Counterpoints to Koine in Mycenaean Painting (15 min)

Presenters

Emily Egan, University of Maryland

Abstract

The existence of shared visual elements in the figurative art of Mycenaean Greece is undeniable. Across the known corpus, scenes and motifs repeat with frequency, with palaces being the favored locations for display. Never, however, are artworks from different sites truly “twinned.” This is especially clear in palatial wall paintings, where each depiction of a common theme, be it a procession, a presentation, a hunt, a battle, a lion and griffin, figure-eight shields, marine life, a patterned grid, and so on, comes with a unique package of formal details, associations, techniques, context, and chronology. Further, it is never the case that all themes are represented at all sites, nor is it the case that shared types represent the whole of a palace’s artistic program. Disparities like these, often downplayed in the hunt for overarching trends and patterns in palatial culture, pose a significant challenge to the concept of a Mycenaean koine, a phenomenon underpinned by expectations of homogeneity.

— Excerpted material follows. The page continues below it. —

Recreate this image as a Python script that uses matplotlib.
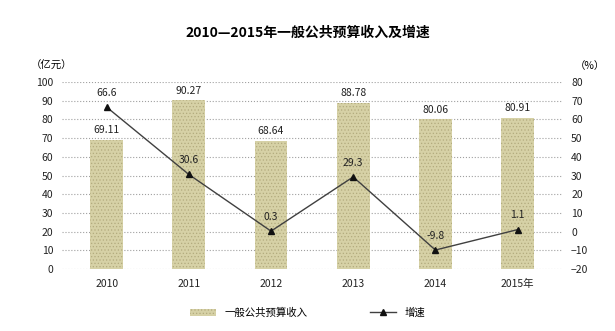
import matplotlib.pyplot as plt
import matplotlib.lines as mlines
import matplotlib.patches as mpatches

plt.rcParams['font.family'] = ['Noto Sans CJK SC', 'DejaVu Sans']
plt.rcParams['hatch.linewidth'] = 0.5

# Data
years = ['2010', '2011', '2012', '2013', '2014', '2015年']
revenue = [69.11, 90.27, 68.64, 88.78, 80.06, 80.91]
growth = [66.6, 30.6, 0.3, 29.3, -9.8, 1.1]

fig = plt.figure(figsize=(6.15, 3.31), dpi=100)
ax = fig.add_axes([0.10, 0.187, 0.815, 0.565])
ax2 = ax.twinx()

x = list(range(len(years)))

# Bars
bar_color = '#d6d1a6'
hatch_color = '#b3ab7e'
ax.bar(x, revenue, width=0.4, color=bar_color, hatch='.....', edgecolor=hatch_color,
       linewidth=0, zorder=2)
for xi, v in zip(x, revenue):
    ax.text(xi, v + 2.5, f'{v:.2f}', ha='center', va='bottom', fontsize=7.5, color='#222222')

ax.set_ylim(0, 100)
ax.set_yticks(range(0, 101, 10))
ax.set_xlim(-0.55, 5.55)
ax.set_xticks(x)
ax.set_xticklabels(years)
ax.grid(axis='y', linestyle=':', color='#a0a0a0', linewidth=0.8, zorder=0)
ax.set_axisbelow(True)

# Line
ax2.plot(x, growth, color='#404040', linewidth=1.0, marker='^', markersize=5,
         markerfacecolor='#111111', markeredgecolor='#111111', zorder=3)
for xi, g in zip(x, growth):
    ax2.text(xi, g + 5, f'{g}', ha='center', va='bottom', fontsize=7.5, color='#222222')
ax2.set_ylim(-20, 80)
ax2.set_yticks(range(-20, 81, 10))

for a in (ax, ax2):
    for s in a.spines.values():
        s.set_visible(False)
    a.tick_params(length=0, labelsize=7.5, colors='#222222', pad=6)
ax.tick_params(axis='x', pad=7)

# Titles and units
fig.text(0.5, 0.9, '2010—2015年一般公共预算收入及增速', ha='center', va='center',
         fontsize=10, fontweight='bold')
fig.text(0.05, 0.80, '（亿元）', ha='left', va='center', fontsize=7.5)
fig.text(0.935, 0.80, '（%）', ha='left', va='center', fontsize=7.5)

# Legend
bar_handle = mpatches.Patch(facecolor=bar_color, hatch='.....', edgecolor=hatch_color,
                            linewidth=0, label='一般公共预算收入')
line_handle = mlines.Line2D([], [], color='#404040', linewidth=1.0, marker='^', markersize=4,
                            markerfacecolor='#111111', markeredgecolor='#111111', label='增速')
fig.legend(handles=[bar_handle, line_handle], loc='center', bbox_to_anchor=(0.5, 0.055),
           ncol=2, frameon=False, fontsize=7.5, columnspacing=6, handlelength=2.5,
           handleheight=0.6)

fig.savefig('out.png', dpi=100)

Using case studies from the seven attested mainland palaces (Pylos, Mycenae, Tiryns, Thebes, Gla, Orchomenos, and Ayios Vasileios), this paper argues that, in the case of paintings, such expectations of homogeneity are simply not met. Instead, formal differences in the representation of common themes, as well as differences in where, when, and with what they were displayed attest to both the simultaneous presence of true and frequent artistic innovation in the late 14th and 13th centuries B.C.E., and the absence of interpalace consensus about the meaning and utility of certain iconographies. While changes in representational style need not alter the fundamental character of a shared scene, if that same scene, as a core element of a larger iconographic vocabulary, lacks a stable meaning, can we really speak of a “koine”?